Le mouvement dans l’État espagnol a été l’épicentre des mouvements des femmes à travers le monde, tant par son ampleur – des millions de femmes sont descendues dans la rue à plusieurs reprises – que par la manière dont l’action et la lutte de la classe ouvrière unie ont été mises en avant. Les deux magnifiques grèves générales féministes des 8 mars 2017 et 2018 en sont la preuve la plus significative : des millions de travailleuses et de travailleurs ont participé à des actions de grève et à des manifestations de masse. C’est d’une grande importance pour les féministes socialistes au niveau international, et cela montre la voie à suivre.

La réaction

Des politiciens réactionnaires critiquent ouvertement le nouveau verdict. Francisco Serrano, qui dirige le parti d’extrême droite VOX en Andalousie, a attaqué la décision de la Cour suprême en disant : « la relation la plus sûre entre un homme et une femme ne se fera que par la prostitution.

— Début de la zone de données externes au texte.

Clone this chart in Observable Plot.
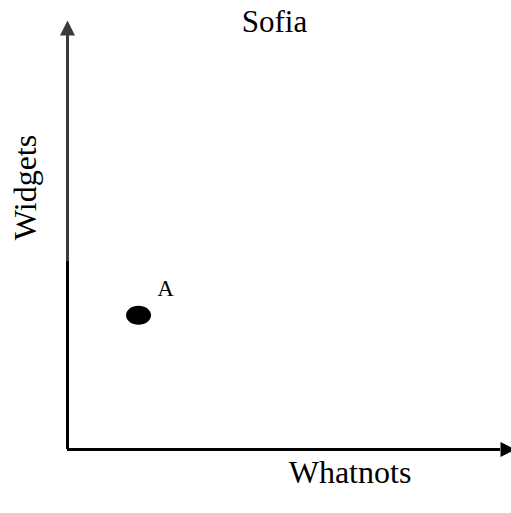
<!DOCTYPE html>
<html>
<head>
<meta charset="utf-8">
<script src="https://cdn.jsdelivr.net/npm/d3@7"></script>
<script src="https://cdn.jsdelivr.net/npm/@observablehq/plot@0.6"></script>
<style>
  html, body { margin: 0; padding: 0; background: #fff; }
  #chart svg { display: block; }
</style>
</head>
<body>
<div id="chart"></div>
<script>
// ---- data ----
const titleText = "Sofia";
const xLabelText = "Whatnots";
const yLabelText = "Widgets";
const pointLabels = ["A"];
const pointX = [1.64];
const pointY = [3.24];
const xDomain = [0, 10];
const yDomain = [0, 10];
const ySplit = 4.54; // where the y axis line changes from black to dark gray

const points = pointLabels.map((label, i) => ({label, x: pointX[i], y: pointY[i]}));

// ---- custom symbols ----
const arrowUp = {draw(ctx) { ctx.moveTo(0, -15); ctx.lineTo(7.5, 0); ctx.lineTo(-7.5, 0); ctx.closePath(); }};
const arrowRight = {draw(ctx) { ctx.moveTo(15, 0); ctx.lineTo(0, -7.5); ctx.lineTo(0, 7.5); ctx.closePath(); }};
const ellipse = {draw(ctx) {
  const rx = 12.5, ry = 9.5, k = 0.5523;
  ctx.moveTo(rx, 0);
  ctx.bezierCurveTo(rx, ry * k, rx * k, ry, 0, ry);
  ctx.bezierCurveTo(-rx * k, ry, -rx, ry * k, -rx, 0);
  ctx.bezierCurveTo(-rx, -ry * k, -rx * k, -ry, 0, -ry);
  ctx.bezierCurveTo(rx * k, -ry, rx, -ry * k, rx, 0);
  ctx.closePath();
}};

const serif = "Liberation Serif, Times New Roman, serif";

const chart = Plot.plot({
  width: 511,
  height: 513,
  marginLeft: 67,
  marginRight: 11,
  marginTop: 35,
  marginBottom: 64,
  style: {fontFamily: serif, background: "#fff", overflow: "hidden"},
  x: {domain: xDomain, axis: null},
  y: {domain: yDomain, axis: null},
  marks: [
    // x axis line and arrow
    Plot.ruleY([yDomain[0]], {x1: xDomain[0], x2: xDomain[1], stroke: "#000", strokeWidth: 3}),
    Plot.dot([{x: xDomain[1], y: yDomain[0]}], {x: "x", y: "y", symbol: arrowRight, fill: "#000", stroke: "none"}),
    // y axis line (two tones) and arrow
    Plot.ruleX([xDomain[0]], {y1: ySplit, y2: yDomain[1], stroke: "#3a3a3a", strokeWidth: 3}),
    Plot.ruleX([xDomain[0]], {y1: yDomain[0], y2: ySplit, stroke: "#000", strokeWidth: 3}),
    Plot.dot([{x: xDomain[0], y: yDomain[1]}], {x: "x", y: "y", symbol: arrowUp, fill: "#3a3a3a", stroke: "none"}),
    // point
    Plot.dot(points, {x: "x", y: "y", symbol: ellipse, fill: "#000", stroke: "none"}),
    Plot.text(points, {x: "x", y: "y", text: "label", dx: 27, dy: -27, fontSize: 23, fontFamily: serif, fill: "#000"}),
    // title
    Plot.text([titleText], {frameAnchor: "top", lineAnchor: "bottom", textAnchor: "middle", dx: -9.5, dy: -4, fontSize: 31, fontFamily: serif, fill: "#000"}),
    // x label
    Plot.text([xLabelText], {frameAnchor: "bottom", lineAnchor: "bottom", textAnchor: "middle", dx: 66, dy: 33, fontSize: 32, fontFamily: serif, fill: "#000"}),
    // y label
    Plot.text([yLabelText], {frameAnchor: "left", lineAnchor: "bottom", textAnchor: "middle", rotate: -90, dx: -32, dy: -55, fontSize: 32, fontFamily: serif, fill: "#000"})
  ]
});

document.getElementById("chart").appendChild(chart);
</script>
</body>
</html>
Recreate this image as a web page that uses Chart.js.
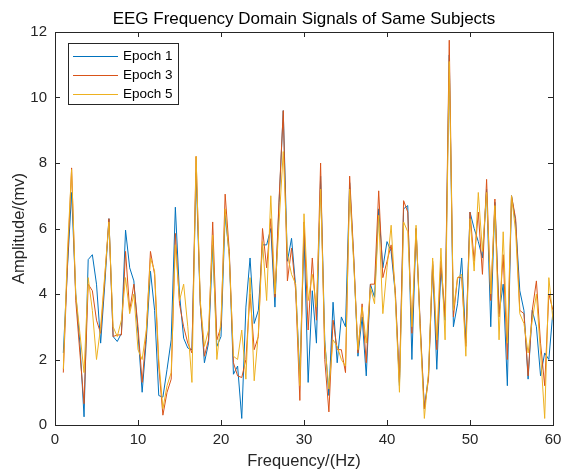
<!DOCTYPE html>
<html>
<head>
<meta charset="utf-8">
<script src="https://cdn.jsdelivr.net/npm/chart.js@4.4.0/dist/chart.umd.min.js"></script>
<style>
  html, body { margin: 0; padding: 0; background: #fff; }
  #wrap { width: 563px; height: 471px; }
</style>
</head>
<body>
<div id="wrap"><canvas id="eegChart" width="563" height="471"></canvas></div>
<script>
const freqs = [
  1, 1.5, 2, 2.5, 3, 3.5, 4, 4.5, 5, 5.5, 6, 6.5, 7, 7.5, 8, 8.5, 9, 9.5, 10, 10.5,
  11, 11.5, 12, 12.5, 13, 13.5, 14, 14.5, 15, 15.5, 16, 16.5, 17, 17.5, 18, 18.5, 19, 19.5, 20, 20.5,
  21, 21.5, 22, 22.5, 23, 23.5, 24, 24.5, 25, 25.5, 26, 26.5, 27, 27.5, 28, 28.5, 29, 29.5, 30, 30.5,
  31, 31.5, 32, 32.5, 33, 33.5, 34, 34.5, 35, 35.5, 36, 36.5, 37, 37.5, 38, 38.5, 39, 39.5, 40, 40.5,
  41, 41.5, 42, 42.5, 43, 43.5, 44, 44.5, 45, 45.5, 46, 46.5, 47, 47.5, 48, 48.5, 49, 49.5, 50, 50.5,
  51, 51.5, 52, 52.5, 53, 53.5, 54, 54.5, 55, 55.5, 56, 56.5, 57, 57.5, 58, 58.5, 59, 59.5, 60
];

const epoch1 = [
  2.2, 4.8, 7.1, 4.0, 2.5, 0.25, 5.05, 5.2, 4.3, 2.5, 4.3, 6.3, 2.7, 2.55, 2.8, 5.95, 4.8, 4.4, 2.8, 1.0,
  2.6, 4.7, 3.5, 0.9, 0.85, 1.7, 2.6, 6.65, 4.0, 2.65, 2.35, 2.3, 7.7, 3.7, 1.9, 2.5, 5.5, 2.4, 2.7, 6.4,
  5.2, 1.55, 1.8, 0.2, 3.6, 5.1, 3.1, 3.5, 5.5, 5.5, 6.0, 3.6, 6.8, 9.6, 5.0, 5.7, 4.2, 1.5, 5.8, 1.3,
  4.1, 2.5, 7.6, 2.6, 0.9, 3.75, 1.9, 3.3, 3.0, 7.4, 5.0, 2.1, 3.3, 1.5, 4.3, 3.9, 6.6, 4.8, 5.6, 5.3,
  4.0, 1.2, 6.6, 6.7, 2.0, 6.0, 3.0, 0.5, 1.5, 4.9, 1.7, 4.8, 3.2, 11.3, 3.0, 3.7, 5.1, 2.5, 6.5, 6.0,
  5.6, 5.1, 7.2, 3.0, 6.8, 3.4, 4.3, 1.2, 7.0, 6.2, 4.1, 3.5, 1.4, 3.5, 3.0, 1.5, 2.2, 2.0, 3.5
];

const epoch3 = [
  1.6, 4.9, 7.85, 3.8, 2.2, 0.65, 4.3, 4.1, 3.2, 2.8, 4.5, 6.3, 2.7, 2.75, 2.75, 5.3, 3.5, 4.3, 3.0, 1.3,
  2.8, 5.3, 4.6, 1.8, 0.3, 1.0, 1.4, 5.85, 3.7, 3.0, 2.5, 2.2, 8.2, 3.7, 2.1, 2.6, 6.2, 2.6, 3.0, 7.05,
  5.3, 1.9, 1.5, 1.45, 2.0, 4.0, 2.3, 2.7, 6.0, 4.8, 6.3, 3.9, 6.9, 9.6, 4.4, 5.4, 4.1, 0.75, 6.2, 2.9,
  5.1, 3.2, 8.0, 2.0, 0.4, 3.2, 2.3, 2.3, 1.6, 7.6, 5.1, 2.2, 3.7, 1.9, 4.3, 4.3, 7.15, 4.5, 5.0, 5.5,
  4.1, 1.3, 6.85, 6.5, 2.8, 6.0, 3.1, 0.5, 1.4, 5.0, 2.3, 5.0, 3.3, 11.75, 3.3, 4.5, 4.5, 2.4, 6.5, 5.0,
  6.5, 4.6, 7.5, 3.8, 6.9, 3.3, 5.2, 2.0, 7.0, 6.3, 3.5, 3.4, 1.5, 3.5, 4.4, 2.5, 1.2, 4.0, 3.5
];

const epoch5 = [
  1.7, 5.3, 7.8, 4.0, 2.8, 1.6, 4.5, 3.5, 2.0, 3.0, 4.6, 6.2, 3.0, 2.7, 3.2, 4.5, 3.4, 4.0, 2.3, 2.0,
  2.9, 5.1, 4.7, 2.0, 0.5, 1.2, 1.6, 5.5, 3.8, 4.3, 3.0, 1.3, 8.2, 3.8, 2.4, 2.9, 5.8, 2.0, 3.2, 6.6,
  5.1, 2.1, 2.0, 2.9, 1.4, 4.5, 1.35, 2.8, 5.6, 3.8, 7.0, 4.0, 6.2, 8.35, 5.2, 4.6, 4.3, 1.2, 6.45, 3.8,
  4.6, 3.6, 7.2, 2.5, 1.1, 2.6, 2.4, 2.0, 1.8, 7.2, 4.9, 2.3, 3.6, 2.5, 4.2, 3.7, 6.4, 3.4, 4.8, 6.1,
  3.9, 1.0, 6.2, 5.9, 3.0, 6.1, 2.9, 0.2, 1.6, 5.1, 2.6, 5.4, 2.6, 11.1, 3.5, 4.5, 4.6, 2.1, 6.3, 4.7,
  7.1, 5.3, 7.1, 4.0, 6.7, 2.6, 5.9, 2.5, 7.0, 5.9, 3.4, 3.1, 2.2, 3.2, 4.0, 2.2, 0.2, 4.5, 3.2
];

const xTicks = [0, 10, 20, 30, 40, 50, 60];
const yTicks = [0, 2, 4, 6, 8, 10, 12];
const chartTitle = "EEG Frequency Domain Signals of Same Subjects";

const toPoints = (ys) => ys.map((y, i) => ({ x: freqs[i], y }));

const axisColor = "#262626";
const fontFamily = "'Liberation Sans', Arial, Helvetica, sans-serif";

// MATLAB style: title over the axes, box with inward ticks, legend inside the axes
const matlabAxes = {
  id: "matlabAxes",
  afterDatasetsDraw(chart) {
    const { ctx, chartArea: a, scales } = chart;
    ctx.save();

    ctx.fillStyle = "#000";
    ctx.font = "17px " + fontFamily;
    ctx.textAlign = "center";
    ctx.textBaseline = "middle";
    ctx.fillText(chartTitle, (a.left + a.right) / 2, a.top - 13);

    ctx.strokeStyle = axisColor;
    ctx.lineWidth = 1;
    ctx.strokeRect(a.left + 0.5, a.top + 0.5, a.right - a.left, a.bottom - a.top);
    const len = 5;
    ctx.beginPath();
    xTicks.forEach((v) => {
      const px = Math.round(scales.x.getPixelForValue(v)) + 0.5;
      ctx.moveTo(px, a.bottom);
      ctx.lineTo(px, a.bottom - len);
      ctx.moveTo(px, a.top);
      ctx.lineTo(px, a.top + len);
    });
    yTicks.forEach((v) => {
      const py = Math.round(scales.y.getPixelForValue(v)) + 0.5;
      ctx.moveTo(a.left, py);
      ctx.lineTo(a.left + len, py);
      ctx.moveTo(a.right, py);
      ctx.lineTo(a.right - len, py);
    });
    ctx.stroke();

    // legend
    const bx = a.left + 13, by = a.top + 11, bw = 110, bh = 61;
    ctx.fillStyle = "#fff";
    ctx.fillRect(bx, by, bw, bh);
    ctx.strokeStyle = axisColor;
    ctx.strokeRect(bx + 0.5, by + 0.5, bw, bh);
    ctx.font = "13.5px " + fontFamily;
    ctx.textAlign = "left";
    chart.data.datasets.forEach((ds, i) => {
      const ry = by + 13 + i * 19;
      ctx.strokeStyle = ds.borderColor;
      ctx.beginPath();
      ctx.moveTo(bx + 5, ry + 0.5);
      ctx.lineTo(bx + 50, ry + 0.5);
      ctx.stroke();
      ctx.fillStyle = "#000";
      ctx.fillText(ds.label, bx + 55, ry);
    });
    ctx.restore();
  },
};

new Chart(document.getElementById("eegChart"), {
  type: "line",
  data: {
    datasets: [
      { label: "Epoch 1", data: toPoints(epoch1), borderColor: "#0072BD", order: 3 },
      { label: "Epoch 3", data: toPoints(epoch3), borderColor: "#D95319", order: 2 },
      { label: "Epoch 5", data: toPoints(epoch5), borderColor: "#EDB120", order: 1 },
    ],
  },
  options: {
    responsive: false,
    animation: false,
    parsing: false,
    layout: { padding: { top: 32, right: 10, left: 0, bottom: 0 } },
    elements: {
      line: { borderWidth: 1, tension: 0, fill: false },
      point: { radius: 0 },
    },
    plugins: {
      legend: { display: false },
      tooltip: { enabled: false },
      title: { display: false },
    },
    scales: {
      x: {
        type: "linear",
        min: 0,
        max: 60,
        afterBuildTicks: (s) => { s.ticks = xTicks.map((v) => ({ value: v })); },
        afterFit: (s) => {
          s.height = 46;
          s.paddingLeft = 0;
          s.paddingRight = 0;
        },
        grid: { display: false, drawTicks: false },
        border: { display: false },
        ticks: { color: axisColor, padding: 6, maxRotation: 0, font: { family: fontFamily, size: 15 } },
        title: {
          display: true,
          text: "Frequency/(Hz)",
          color: axisColor,
          padding: { top: 0, bottom: 0 },
          font: { family: fontFamily, size: 16.5 },
        },
      },
      y: {
        type: "linear",
        min: 0,
        max: 12,
        afterBuildTicks: (s) => { s.ticks = yTicks.map((v) => ({ value: v })); },
        afterFit: (s) => {
          s.width = 55;
          s.paddingTop = 0;
          s.paddingBottom = 0;
        },
        grid: { display: false, drawTicks: false },
        border: { display: false },
        ticks: { color: axisColor, padding: 8, font: { family: fontFamily, size: 15 } },
        title: {
          display: true,
          text: "Amplitude/(mv)",
          color: axisColor,
          padding: { top: 10, bottom: 0 },
          font: { family: fontFamily, size: 16.5 },
        },
      },
    },
  },
  plugins: [matlabAxes],
});
</script>
</body>
</html>
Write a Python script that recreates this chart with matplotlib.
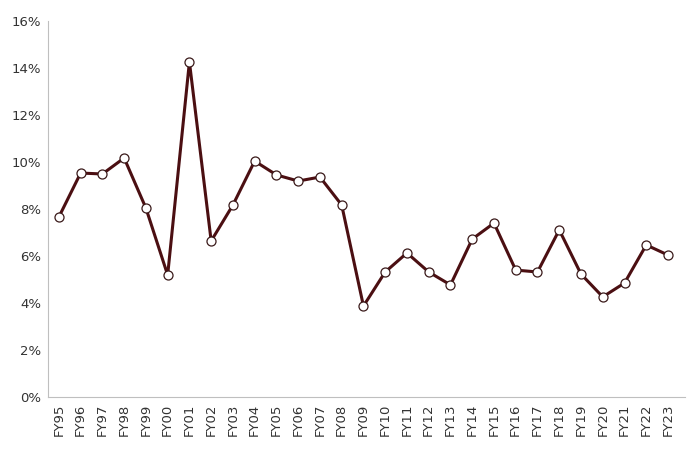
import matplotlib
matplotlib.use("Agg")
import matplotlib.pyplot as plt
from matplotlib.ticker import FuncFormatter

years = ["FY95","FY96","FY97","FY98","FY99","FY00","FY01","FY02","FY03","FY04","FY05","FY06","FY07","FY08","FY09","FY10","FY11","FY12","FY13","FY14","FY15","FY16","FY17","FY18","FY19","FY20","FY21","FY22","FY23"]
values = [7.66,9.53,9.49,10.17,8.04,5.19,14.26,6.64,8.17,10.04,9.45,9.19,9.36,8.17,3.87,5.32,6.13,5.32,4.77,6.72,7.40,5.40,5.32,7.11,5.23,4.26,4.85,6.47,6.04]

fig = plt.figure(figsize=(7, 4.55), dpi=100)
ax = fig.add_axes([48/700, 1-397/455, 637/700, 376/455])
x = list(range(len(years)))
ax.plot(x, values, color="#4b0f12", lw=2.2, marker="o", ms=6.5,
        mfc="white", mec="#3a1a1a", mew=0.9, zorder=3)
ax.set_ylim(0, 16)
ax.set_xlim(-0.5, len(years) - 0.22)
ax.set_yticks(range(0, 17, 2))
ax.yaxis.set_major_formatter(FuncFormatter(lambda v, p: f"{int(v)}%"))
ax.set_xticks(x)
ax.set_xticklabels(years, rotation=90)
ax.tick_params(axis="both", labelsize=9.5, colors="#333333", length=0, pad=5)
for s in ["top", "right"]:
    ax.spines[s].set_visible(False)
ax.spines["left"].set_color("#bfbfbf")
ax.spines["bottom"].set_color("#bfbfbf")
fig.savefig("out.png", dpi=100)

Désormais, la différence entre avoir des rapports sexuels gratuits et les payer, c’est que le sexe gratuit pourrait vous coûter plus cher. » Plus tard, le porte-parole parlementaire de Vox dans la région de Murcie, Juan José Liarte Pedreño, a posté un message sur Facebook dans lequel il insultait la ministre de la Justice Dolores Delgado la traitant de « pute ».

La profonde polarisation politique de la société espagnole se reflète aujourd’hui clairement dans et à travers le mouvement de masse des femmes. En plus d’une rhétorique nationaliste espagnole enragée et anti-ouvrière, le parti d’extrême droite VOX défend un message fortement anti-féministe.

Le mouvement de masse qui a remporté cette victoire dans la rue ces dernières années doit rester vigilant et poursuivre la lutte contre la violence à l’égard des femmes, contre le système judiciaire injuste espagnol et contre tous les politiciens et juges réactionnaires. L’éradication du caractère réactionnaire des institutions étatiques espagnoles comme le pouvoir judiciaire ne peut être envisagée que sur base d’une rupture fondamentale avec le capitalisme et de la lutte pour le socialisme. Construire un parti socialiste révolutionnaire démocratique reposant sur la classe ouvrière et défendant le féminisme socialiste est une tâche cruciale qui nous attend.